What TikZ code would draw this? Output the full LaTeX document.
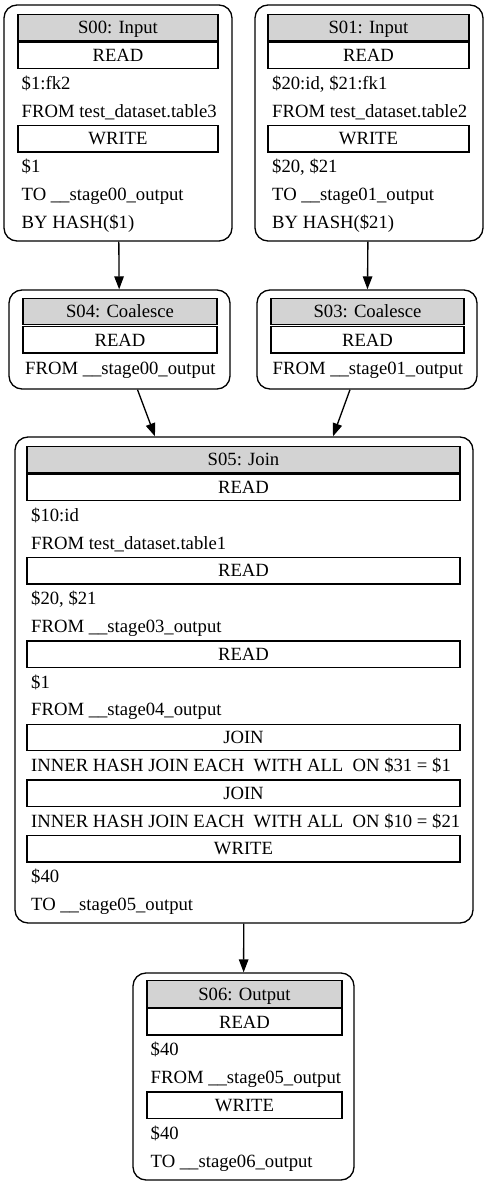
\documentclass[tikz,border=0pt]{standalone}
\usepackage{fontspec}
\setmainfont{Liberation Serif}
\usepackage{tikz}
\usetikzlibrary{arrows.meta}
\definecolor{hdgray}{HTML}{D3D3D3}

\begin{document}
\begin{tikzpicture}[x=1pt,y=-1pt, font=\fontsize{18.67}{22}\selectfont,
  stage/.style={draw, line width=1.33, rounded corners=13, inner sep=0},
  cell/.style={draw, line width=1.33, minimum height=26.5, inner sep=0, text height=12.4, text depth=0},
  head/.style={cell, fill=hdgray},
  txt/.style={anchor=west, inner sep=0, text height=12.4, text depth=0},
  arr/.style={line width=1.33, -{Triangle[length=13,width=9.5]}}]
\useasboundingbox (0,0) rectangle (488,1187);

%stage S00
\node[stage, minimum width=228, minimum height=236] (s00) at (118,123) {};
\node[head, minimum width=200] (s00h) at (118,27.5) {S00: Input};
\node[cell, minimum width=200] (s00r) at (118,55.3) {READ};
\node[txt] (s00a) at (21.5,83.1) {\$1:fk2};
\node[txt] (s00b) at (21.5,110.9) {FROM test\_dataset.table3};
\node[cell, minimum width=200] (s00w) at (118,138.7) {WRITE};
\node[txt] (s00c) at (21.5,166.5) {\$1};
\node[txt] (s00d) at (21.5,194.3) {TO \_\_stage00\_output};
\node[txt] (s00e) at (21.5,222.1) {BY HASH(\$1)};

%stage S01
\node[stage, minimum width=228, minimum height=236] (s01) at (369,123) {};
\node[head, minimum width=201] (s01h) at (368.5,27.5) {S01: Input};
\node[cell, minimum width=201] (s01r) at (368.5,55.3) {READ};
\node[txt] (s01a) at (272,83.1) {\$20:id, \$21:fk1};
\node[txt] (s01b) at (272,110.9) {FROM test\_dataset.table2};
\node[cell, minimum width=201] (s01w) at (368.5,138.7) {WRITE};
\node[txt] (s01c) at (272,166.5) {\$20, \$21};
\node[txt] (s01d) at (272,194.3) {TO \_\_stage01\_output};
\node[txt] (s01e) at (272,222.1) {BY HASH(\$21)};

%stage S04
\node[stage, minimum width=221, minimum height=99] (s04) at (119.5,339.5) {};
\node[head, minimum width=194] (s04h) at (120,311.5) {S04: Coalesce};
\node[cell, minimum width=194] (s04r) at (120,339.8) {READ};
\node[txt] (s04a) at (25,367.8) {FROM \_\_stage00\_output};

%stage S03
\node[stage, minimum width=220, minimum height=99] (s03) at (367,339.5) {};
\node[head, minimum width=193] (s03h) at (367.5,311.5) {S03: Coalesce};
\node[cell, minimum width=193] (s03r) at (367.5,339.8) {READ};
\node[txt] (s03a) at (272.5,367.8) {FROM \_\_stage01\_output};

%stage S05
\node[stage, minimum width=458, minimum height=486] (s05) at (244,680) {};
\node[head, minimum width=433] (s05h) at (243.5,459.5) {S05: Join};
\node[cell, minimum width=433] (s05r1) at (243.5,487.3) {READ};
\node[txt] (s05a) at (31,515.1) {\$10:id};
\node[txt] (s05b) at (31,542.9) {FROM test\_dataset.table1};
\node[cell, minimum width=433] (s05r2) at (243.5,570.7) {READ};
\node[txt] (s05c) at (31,598.5) {\$20, \$21};
\node[txt] (s05d) at (31,626.3) {FROM \_\_stage03\_output};
\node[cell, minimum width=433] (s05r3) at (243.5,654.1) {READ};
\node[txt] (s05e) at (31,681.9) {\$1};
\node[txt] (s05f) at (31,709.7) {FROM \_\_stage04\_output};
\node[cell, minimum width=433] (s05j1) at (243.5,737.5) {JOIN};
\node[txt] (s05g) at (31,765.3) {INNER HASH JOIN EACH\ \ WITH ALL\ \ ON \$31 = \$1};
\node[cell, minimum width=433] (s05j2) at (243.5,793.1) {JOIN};
\node[txt] (s05h2) at (31,820.9) {INNER HASH JOIN EACH\ \ WITH ALL\ \ ON \$10 = \$21};
\node[cell, minimum width=433] (s05w) at (243.5,848.7) {WRITE};
\node[txt] (s05i) at (31,876.5) {\$40};
\node[txt] (s05k) at (31,904.3) {TO \_\_stage05\_output};

%stage S06
\node[stage, minimum width=221, minimum height=207] (s06) at (243.5,1076.5) {};
\node[head, minimum width=195] (s06h) at (244.5,994) {S06: Output};
\node[cell, minimum width=195] (s06r) at (244.5,1021.8) {READ};
\node[txt] (s06a) at (150.5,1049.6) {\$40};
\node[txt] (s06b) at (150.5,1077.4) {FROM \_\_stage05\_output};
\node[cell, minimum width=195] (s06w) at (244.5,1105.2) {WRITE};
\node[txt] (s06c) at (150.5,1133) {\$40};
\node[txt] (s06d) at (150.5,1160.8) {TO \_\_stage06\_output};

%edges
\draw[arr] (s00) -- (s04);
\draw[arr] (s01) -- (s03);
\draw[arr] ([xshift=18]s04.south) -- ([xshift=-89]s05.north);
\draw[arr] ([xshift=-17]s03.south) -- ([xshift=89]s05.north);
\draw[arr] (s05) -- (s06);

\end{tikzpicture}
\end{document}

-------------------------

**GIVEN EXERCISE**
Search the data for the word "draw" and copy each line where it appears.

**ANSWER TO THIS EXERCISE**
What TikZ code would draw this? Output the full LaTeX document.
  stage/.style={draw, line width=1.33, rounded corners=13, inner sep=0},
  cell/.style={draw, line width=1.33, minimum height=26.5, inner sep=0, text height=12.4, text depth=0},
\draw[arr] (s00) -- (s04);
\draw[arr] (s01) -- (s03);
\draw[arr] ([xshift=18]s04.south) -- ([xshift=-89]s05.north);
\draw[arr] ([xshift=-17]s03.south) -- ([xshift=89]s05.north);
\draw[arr] (s05) -- (s06);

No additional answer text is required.